As Professor Richard N. Williams has argued, it is vital to understanding the nature of our moral agency that we take seriously its intimate connection to truth. After all, Christ has assured us that it is the truth that makes us free (John 8:32), and that He is in fact that very truth (John 14:6). Real freedom comes from being even as He is, living as He does, perceiving and understanding and valuing as He does. Williams writes:
Lacking truth, we are prevented from tapping into that within us which inclines toward perfection and beckons us to be like our Father is. Understanding the nature of God, understanding the truth about ourselves and what it means to be the kinds of beings we are, knowing in our hearts the truth of the atoning grace of Jesus Christ, and realizing the reality of our moral purpose on earth—these are the truths that make us free. These are the truths that provide the opportunity for the flourishing of the moral agency with which we are endowed.
In other words, divine commandments, religious authority, and the counsel and guidance that flows from that authority and those commandments, do not constitute an infringement on the self-contained power of our individual autonomy so much as they are an invitation to real freedom—and, indeed, a powerful challenge to the false notion that we are first and foremost autonomous individuals. The truth that is revealed in Christ, and shared with us by means of prophetic counsel and teaching, Williams argues, “gives us freedom from sin, self-deception, and falsity—from all those construals of the world that hold us captive and prevent us from being who we, from a more truthful perspective, really are and what we, from an eternal perspective, might become.”
Commandments are themselves the blessing, gifts given by a loving Father in Heaven to enrich and structure and provide guidance for His children.
Seen in this way, then, divine commands are neither intrusive impositions that limit our freedom to do as we please, nor are they simply specific means to be endured in order to obtain some particular blessing or personally desired outcome. Rather, commandments are themselves the blessing, gifts given by a loving Father in Heaven to enrich and structure and provide guidance for His children, both to protect them from harm and to teach them how to be more like He is—how to be truthful and loving.

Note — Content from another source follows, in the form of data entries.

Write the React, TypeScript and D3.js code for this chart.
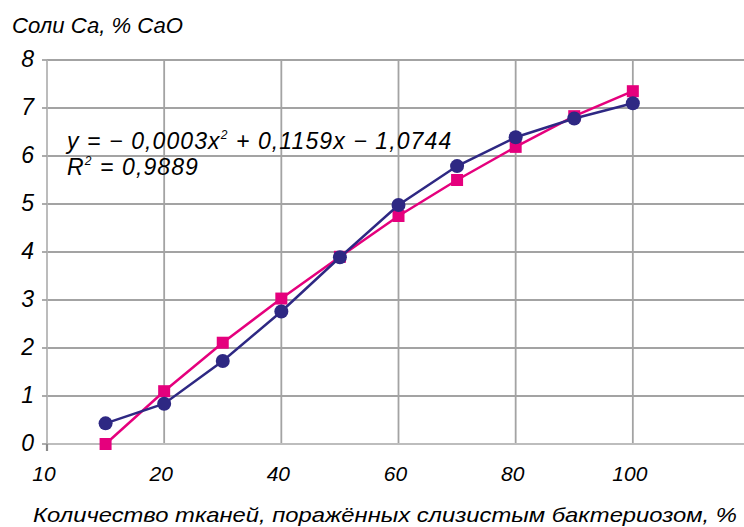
import React from "react";
import * as d3 from "d3";

const xValues = [10, 20, 30, 40, 50, 60, 70, 80, 90, 100];
const seriesBlue = [0.43, 0.84, 1.73, 2.76, 3.89, 4.98, 5.79, 6.39, 6.78, 7.1];
const seriesPink = [0.0, 1.1, 2.11, 3.03, 3.9, 4.75, 5.5, 6.19, 6.83, 7.35];
const xTickValues = [0, 20, 40, 60, 80, 100];
const xTickLabels = ["10", "20", "40", "60", "80", "100"];
const yTickValues = [0, 1, 2, 3, 4, 5, 6, 7, 8];
const xGridValues = [20, 40, 60, 80, 100, 120];

const W = 744;
const H = 527;
const FONT = "'Liberation Sans', Arial, sans-serif";

export default function App() {
  const x = d3.scaleLinear().domain([0, 120]).range([47, 750]);
  const y = d3.scaleLinear().domain([0, 8]).range([444, 60]);
  const line = d3
    .line<number>()
    .x((_, i) => x(xValues[i]))
    .y((d) => y(d));
  const grid = "#a3a3a3";
  const blue = "#2e2883";
  const pink = "#e5007d";

  return (
    <svg
      width={W}
      height={H}
      style={{ position: "absolute", left: 0, top: 0, background: "#fff" }}
      fontFamily={FONT}
      fontStyle="italic"
    >
      <rect x={0} y={0} width={W} height={H} fill="#fff" />
      {yTickValues
        .filter((v) => v > 0)
        .map((v) => (
          <line key={"h" + v} x1={x(0)} x2={x(120)} y1={y(v)} y2={y(v)} stroke={grid} strokeWidth={1.8} />
        ))}
      {xGridValues.map((v) => (
        <line key={"v" + v} x1={x(v)} x2={x(v)} y1={y(8)} y2={y(0)} stroke={grid} strokeWidth={1.8} />
      ))}
      <line x1={x(0)} x2={x(120)} y1={y(0)} y2={y(0)} stroke="#bdbdbd" strokeWidth={1.8} />
      <line x1={x(0)} x2={x(0)} y1={y(8)} y2={y(0)} stroke="#b5b5b5" strokeWidth={1.8} />
      {yTickValues.map((v) => (
        <line key={"t" + v} x1={x(0) - 5} x2={x(0)} y1={y(v)} y2={y(v)} stroke={grid} strokeWidth={1.8} />
      ))}
      <line x1={x(0)} x2={x(0)} y1={y(0)} y2={y(0) + 7} stroke="#8a8a8a" strokeWidth={2.2} />
      {yTickValues.map((v) => (
        <text key={"yl" + v} x={34} y={y(v) + 7} textAnchor="end" fontSize={23} fill="#000">
          {v}
        </text>
      ))}
      {xTickValues.map((v, i) => (
        <text key={"xl" + v} x={x(v) - 3} y={481} textAnchor="middle" fontSize={21} fill="#000">
          {xTickLabels[i]}
        </text>
      ))}
      <path d={line(seriesPink) || ""} fill="none" stroke={pink} strokeWidth={2.5} />
      {seriesPink.map((v, i) => (
        <rect key={"p" + i} x={x(xValues[i]) - 6} y={y(v) - 6} width={12} height={12} fill={pink} />
      ))}
      <path d={line(seriesBlue) || ""} fill="none" stroke={blue} strokeWidth={2.5} />
      {seriesBlue.map((v, i) => (
        <circle key={"b" + i} cx={x(xValues[i])} cy={y(v)} r={7} fill={blue} />
      ))}
      <text x={67} y={149} fontSize={23} fill="#000" letterSpacing={1.1}>
        <tspan>y = − 0,0003x</tspan>
        <tspan fontSize={12} dy={-10}>2</tspan>
        <tspan dy={10}> + 0,1159x − 1,0744</tspan>
      </text>
      <text x={67} y={175} fontSize={23} fill="#000" letterSpacing={1.1}>
        <tspan>R</tspan>
        <tspan fontSize={12} dy={-10}>2</tspan>
        <tspan dy={10}> = 0,9889</tspan>
      </text>
      <text x={12} y={33} fontSize={22} fill="#000" textLength={171} lengthAdjust="spacingAndGlyphs">
        Соли Са, % СаО
      </text>
      <text x={33} y={522} fontSize={21} fill="#000" textLength={704} lengthAdjust="spacingAndGlyphs">
        Количество тканей, поражённых слизистым бактериозом, %
      </text>
    </svg>
  );
}
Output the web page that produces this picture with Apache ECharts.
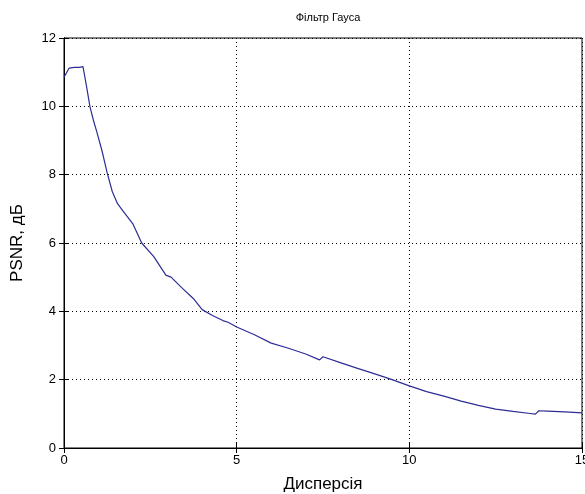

Imagine, for a moment, a world in which there were no Divine guidance, no commandments to enlighten and instruct, and “every man did that which was right in his own eyes” (Judges 21:25). What utter chaos and misery would reign in such a world! Perhaps the famous English philosopher Thomas Hobbes envisioned such a world when he spoke of bellum omnium contra omnes, or “the war of all against all.” In the end, once we step outside the very narrow views of human agency formulated for us by the subtle indoctrinations of secular liturgies, we can see divine commandments, doctrines, and religious authority not as constraints on our personal freedom, but rather as providing the very foundations of any meaningful freedom in the first place.